Berlins Innensenator zieht positive Bilanz
Berlin: (hib/WID) In den nunmehr vier Jahren seit dem radikalislamischen Terroranschlag auf dem Berliner Breitscheidplatz haben Polizei und Staatsschutz der Hauptstadt nach Einschätzung des zuständigen Innensenators Andreas Geisel (SPD) an Schlagkraft und Abwehrbereitschaft erheblich zugelegt. „Die Sicherheitsbehörden sind seit März 2017 organisatorisch und technisch neu aufgestellt, robuster als vor dem Anschlag“, sagte Geisel am Donnerstag dem 1. Untersuchungsausschuss („Breitscheidplatz“). Der heute 54-jährige Politiker hat sein derzeitiges Amt im Dezember 2016 angetreten, genau elf Tage, bevor der Tunesier Anis Amri mit einem gekaperten Schwerlastwagen in den Weihnachtsmarkt an der Kaiser-Wilhelm-Gedächtniskirche preschte.

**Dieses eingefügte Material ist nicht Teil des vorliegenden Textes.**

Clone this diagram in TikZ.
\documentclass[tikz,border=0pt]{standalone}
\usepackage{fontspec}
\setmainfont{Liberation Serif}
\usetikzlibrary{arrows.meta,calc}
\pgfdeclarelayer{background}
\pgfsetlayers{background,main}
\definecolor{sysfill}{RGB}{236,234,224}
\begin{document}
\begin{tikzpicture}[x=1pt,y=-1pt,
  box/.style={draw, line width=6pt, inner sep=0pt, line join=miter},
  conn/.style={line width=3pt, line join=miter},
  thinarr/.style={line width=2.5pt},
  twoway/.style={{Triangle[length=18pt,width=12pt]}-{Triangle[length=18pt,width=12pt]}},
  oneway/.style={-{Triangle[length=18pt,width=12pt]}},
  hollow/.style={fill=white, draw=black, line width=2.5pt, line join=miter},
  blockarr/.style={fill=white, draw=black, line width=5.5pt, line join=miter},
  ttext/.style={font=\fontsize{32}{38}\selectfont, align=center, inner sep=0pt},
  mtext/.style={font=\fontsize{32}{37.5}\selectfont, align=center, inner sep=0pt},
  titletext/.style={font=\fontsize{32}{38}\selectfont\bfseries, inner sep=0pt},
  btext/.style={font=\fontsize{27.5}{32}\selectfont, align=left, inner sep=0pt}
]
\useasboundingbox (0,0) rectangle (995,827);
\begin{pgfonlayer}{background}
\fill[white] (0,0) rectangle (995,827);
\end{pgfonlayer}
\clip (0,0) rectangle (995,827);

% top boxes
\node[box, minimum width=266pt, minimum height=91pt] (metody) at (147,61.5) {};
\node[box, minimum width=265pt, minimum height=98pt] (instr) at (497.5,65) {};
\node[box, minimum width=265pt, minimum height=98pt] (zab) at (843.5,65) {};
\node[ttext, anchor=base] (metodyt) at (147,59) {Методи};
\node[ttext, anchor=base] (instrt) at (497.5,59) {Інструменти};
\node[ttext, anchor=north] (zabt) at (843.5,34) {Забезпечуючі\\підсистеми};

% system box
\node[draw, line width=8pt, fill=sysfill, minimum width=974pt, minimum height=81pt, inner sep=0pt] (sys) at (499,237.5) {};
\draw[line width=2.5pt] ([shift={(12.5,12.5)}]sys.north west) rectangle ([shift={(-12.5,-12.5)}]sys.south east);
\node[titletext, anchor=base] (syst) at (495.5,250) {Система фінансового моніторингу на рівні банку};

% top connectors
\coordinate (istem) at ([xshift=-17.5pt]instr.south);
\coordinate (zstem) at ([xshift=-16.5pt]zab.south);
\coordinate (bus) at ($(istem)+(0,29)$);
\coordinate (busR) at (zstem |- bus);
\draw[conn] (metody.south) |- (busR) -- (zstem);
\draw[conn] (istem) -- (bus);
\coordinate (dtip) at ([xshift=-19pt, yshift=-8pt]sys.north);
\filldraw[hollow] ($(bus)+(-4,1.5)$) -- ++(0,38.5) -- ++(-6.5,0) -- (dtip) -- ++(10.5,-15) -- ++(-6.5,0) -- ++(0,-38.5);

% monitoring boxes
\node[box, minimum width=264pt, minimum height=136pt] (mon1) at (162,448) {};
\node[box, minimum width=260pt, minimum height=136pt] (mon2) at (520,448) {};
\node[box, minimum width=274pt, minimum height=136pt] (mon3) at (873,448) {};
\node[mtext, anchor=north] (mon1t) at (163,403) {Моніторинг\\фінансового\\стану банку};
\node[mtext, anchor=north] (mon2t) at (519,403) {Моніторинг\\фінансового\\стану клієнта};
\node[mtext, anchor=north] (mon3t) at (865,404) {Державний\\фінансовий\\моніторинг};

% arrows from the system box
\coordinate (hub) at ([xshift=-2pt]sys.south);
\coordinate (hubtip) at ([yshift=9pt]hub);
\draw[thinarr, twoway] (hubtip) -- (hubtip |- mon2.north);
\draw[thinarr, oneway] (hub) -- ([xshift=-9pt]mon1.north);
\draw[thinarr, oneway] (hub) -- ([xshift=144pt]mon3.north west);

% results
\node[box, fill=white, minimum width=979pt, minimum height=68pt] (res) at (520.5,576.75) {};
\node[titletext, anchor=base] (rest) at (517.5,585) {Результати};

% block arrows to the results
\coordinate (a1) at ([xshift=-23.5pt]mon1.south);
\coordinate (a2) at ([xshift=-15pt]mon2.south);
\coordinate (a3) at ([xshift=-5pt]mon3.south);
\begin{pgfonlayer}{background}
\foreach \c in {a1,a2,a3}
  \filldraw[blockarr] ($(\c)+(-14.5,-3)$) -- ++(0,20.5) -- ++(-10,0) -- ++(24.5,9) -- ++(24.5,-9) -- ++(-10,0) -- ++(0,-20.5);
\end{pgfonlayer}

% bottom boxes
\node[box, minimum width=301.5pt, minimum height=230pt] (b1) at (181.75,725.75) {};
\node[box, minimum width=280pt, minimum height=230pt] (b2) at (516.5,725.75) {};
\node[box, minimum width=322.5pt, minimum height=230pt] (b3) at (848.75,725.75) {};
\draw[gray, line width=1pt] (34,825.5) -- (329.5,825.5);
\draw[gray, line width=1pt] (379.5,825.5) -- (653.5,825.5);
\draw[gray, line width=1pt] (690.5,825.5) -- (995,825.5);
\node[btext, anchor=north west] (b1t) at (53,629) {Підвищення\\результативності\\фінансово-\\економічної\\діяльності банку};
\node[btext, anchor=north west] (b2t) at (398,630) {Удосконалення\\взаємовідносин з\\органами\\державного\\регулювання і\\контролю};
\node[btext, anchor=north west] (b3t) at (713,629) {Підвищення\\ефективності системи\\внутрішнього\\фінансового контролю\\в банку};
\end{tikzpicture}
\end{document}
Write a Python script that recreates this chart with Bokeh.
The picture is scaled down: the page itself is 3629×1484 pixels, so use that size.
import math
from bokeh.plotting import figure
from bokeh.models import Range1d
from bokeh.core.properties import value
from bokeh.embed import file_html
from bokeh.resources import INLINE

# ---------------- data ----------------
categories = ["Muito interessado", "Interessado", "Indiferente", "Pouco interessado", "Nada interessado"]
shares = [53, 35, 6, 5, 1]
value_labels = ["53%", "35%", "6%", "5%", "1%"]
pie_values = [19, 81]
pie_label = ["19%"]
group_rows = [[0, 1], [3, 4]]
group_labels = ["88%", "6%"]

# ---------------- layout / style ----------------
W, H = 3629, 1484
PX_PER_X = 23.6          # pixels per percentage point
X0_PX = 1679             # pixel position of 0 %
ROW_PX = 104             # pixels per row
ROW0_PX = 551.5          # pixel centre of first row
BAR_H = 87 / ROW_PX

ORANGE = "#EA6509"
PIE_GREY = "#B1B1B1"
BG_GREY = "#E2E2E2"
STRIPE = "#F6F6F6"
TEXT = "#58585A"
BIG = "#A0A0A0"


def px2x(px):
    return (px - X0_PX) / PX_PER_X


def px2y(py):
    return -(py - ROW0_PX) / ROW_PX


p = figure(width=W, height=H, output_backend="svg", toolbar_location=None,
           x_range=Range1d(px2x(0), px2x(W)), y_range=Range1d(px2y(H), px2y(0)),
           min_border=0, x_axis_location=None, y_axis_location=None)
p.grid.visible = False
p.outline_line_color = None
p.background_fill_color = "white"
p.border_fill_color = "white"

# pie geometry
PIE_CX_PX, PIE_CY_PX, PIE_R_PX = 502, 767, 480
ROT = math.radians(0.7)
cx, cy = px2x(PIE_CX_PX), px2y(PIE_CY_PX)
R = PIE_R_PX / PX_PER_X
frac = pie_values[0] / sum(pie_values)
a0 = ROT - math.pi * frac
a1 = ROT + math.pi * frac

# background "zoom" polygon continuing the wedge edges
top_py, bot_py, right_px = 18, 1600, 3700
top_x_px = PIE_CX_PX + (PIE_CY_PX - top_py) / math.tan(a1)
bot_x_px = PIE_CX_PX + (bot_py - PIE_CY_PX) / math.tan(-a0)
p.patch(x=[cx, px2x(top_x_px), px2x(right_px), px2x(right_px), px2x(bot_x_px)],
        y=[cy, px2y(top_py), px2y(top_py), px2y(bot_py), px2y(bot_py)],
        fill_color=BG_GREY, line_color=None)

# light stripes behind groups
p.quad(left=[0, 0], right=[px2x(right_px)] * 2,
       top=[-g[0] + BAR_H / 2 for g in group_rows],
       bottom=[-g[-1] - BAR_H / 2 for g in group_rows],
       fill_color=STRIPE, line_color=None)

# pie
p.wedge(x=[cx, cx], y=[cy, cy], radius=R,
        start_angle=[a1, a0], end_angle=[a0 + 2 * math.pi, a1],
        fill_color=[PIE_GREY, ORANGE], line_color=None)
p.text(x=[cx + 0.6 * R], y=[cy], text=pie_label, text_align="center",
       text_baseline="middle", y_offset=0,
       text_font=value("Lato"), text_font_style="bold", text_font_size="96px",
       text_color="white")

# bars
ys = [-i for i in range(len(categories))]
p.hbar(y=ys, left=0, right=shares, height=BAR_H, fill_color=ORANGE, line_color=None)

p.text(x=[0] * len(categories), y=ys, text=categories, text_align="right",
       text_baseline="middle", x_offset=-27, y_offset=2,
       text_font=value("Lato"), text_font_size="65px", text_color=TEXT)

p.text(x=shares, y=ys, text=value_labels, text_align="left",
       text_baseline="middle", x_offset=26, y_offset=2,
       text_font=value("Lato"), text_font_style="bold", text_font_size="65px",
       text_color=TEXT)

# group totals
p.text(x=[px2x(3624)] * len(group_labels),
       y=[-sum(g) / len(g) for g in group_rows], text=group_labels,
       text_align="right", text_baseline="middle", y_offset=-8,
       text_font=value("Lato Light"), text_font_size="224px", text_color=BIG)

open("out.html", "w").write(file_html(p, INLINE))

„Der Anschlag“, sagte Geisel, „hat viele Fragen aufgeworfen, schmerzliche Defizite offenbart und die Arbeit der Sicherheitsbehörden verändert.“ Diese seien damals in ihrer Schlagkraft durch einen gravierenden Mangel an Personal und Ressourcen beeinträchtigt und insgesamt „strukturell nicht robust genug aufgestellt“ gewesen. Auch habe es in der Verwaltung an dem Willen gefehlt, gegen radikalislamische Strukturen energisch vorzugehen.
Zu den „Versäumnissen“, wie er sich ausdrückte, rechnete Geisel die „inaktive“ Verschleppung des Verbotsverfahrens gegen die Moabiter Fussilet-Moschee, wo der spätere Attentäter Amri während seiner Aufenthalte in Berlin eine geistige Heimat gefunden hatte. Der Vorgang sei in seiner Behörde damals bereits „seit langem“ anhängig gewesen, jedoch „nicht entschlossen genug betrieben worden“. Er selbst, so Geisel, habe dann dafür gesorgt, dass der radikalislamische Trägerverein im Februar 2017 aufgelöst wurde: „Weitere Vereinsverbote im islamistischen Bereich werden seither fortlaufend geprüft.“
Als jüngsten institutionellen Zugewinn nannte Geisel die Gründung eines eigenen, für islamistischen Extremismus zuständigen Staatsschutzreferats in seiner Innenbehörde im Oktober 2020: „Damit erreichen wir eine viel höhere Schlagkraft und Energie, um islamistischen Terrorismus zu bekämpfen.“ Zum bevorstehenden Jahrestag des Attentats kündigte der Senator die Vorstellung eines Berliner „Antiterrorplans“ an, der auf den „vier Säulen“ Prävention, Frühwarnung, Schutz vor Anschlägen und Eindämmung der Auswirkungen von Attentaten beruhen solle.
Radikalislamische Gefährder sowie ausländische Mehrfach- und Intensivtäter seien intensiver zu beobachten, um ein realistisches Bild der von ihnen ausgehenden Gefahr zu gewinnen und wo immer möglich der Stadt zu entfernen, sagte Geisel. Zwar sei Abschiebung nicht der „Königsweg“ zur Lösung des Problems, da etwa zwei Drittel der Betroffenen deutsche Staatsbürger oder mit Deutschen verheiratet seien. „Eine mittlere zweistellige Zahl“ einschlägiger Fälle werde aber im Jahr erfolgreich bearbeitet: „Wir schöpfen aufenthaltsbeendende Maßnahmen besser aus.“ Zwar sehe die rot-rot-grüne Koalition in Berlin das Instrument der Abschiebehaft kritisch, räumte Geisel ein. Er habe aber durchsetzen können, dass die Stadt immerhin zehn Abschiebehaftplätze für Gefährder und Intensivtäter ständig vorhalte.
Seit Januar 2020 verfüge zudem das Berliner Landeskriminalamt über eine neue Abteilung 8 mit derzeit 177 Planstellen, in der die Zuständigkeiten für die Bekämpfung des islamischen Terrorismus und Extremismus gebündelt seien. Die Standards der Telekommunikations-Überwachung verdächtiger Personen, die im Fall Amri in Berlin versagt habe, seien „neu gefasst“ worden. Generell sei es sein Ziel, sagte Geisel, die durch die prekäre Finanzlage der Stadt seit Beginn des Jahrhunderts ausgezehrten Polizeikräfte zu stärken. Dieser Personalaufbau erfolge planmäßig durch jährlich 1.224 Neueinstellungen. Bis 2024 solle Berlin wieder 18.900 Polizistinnen und Polizisten aufbieten könne, 2.100 mehr als im Jahr 2017.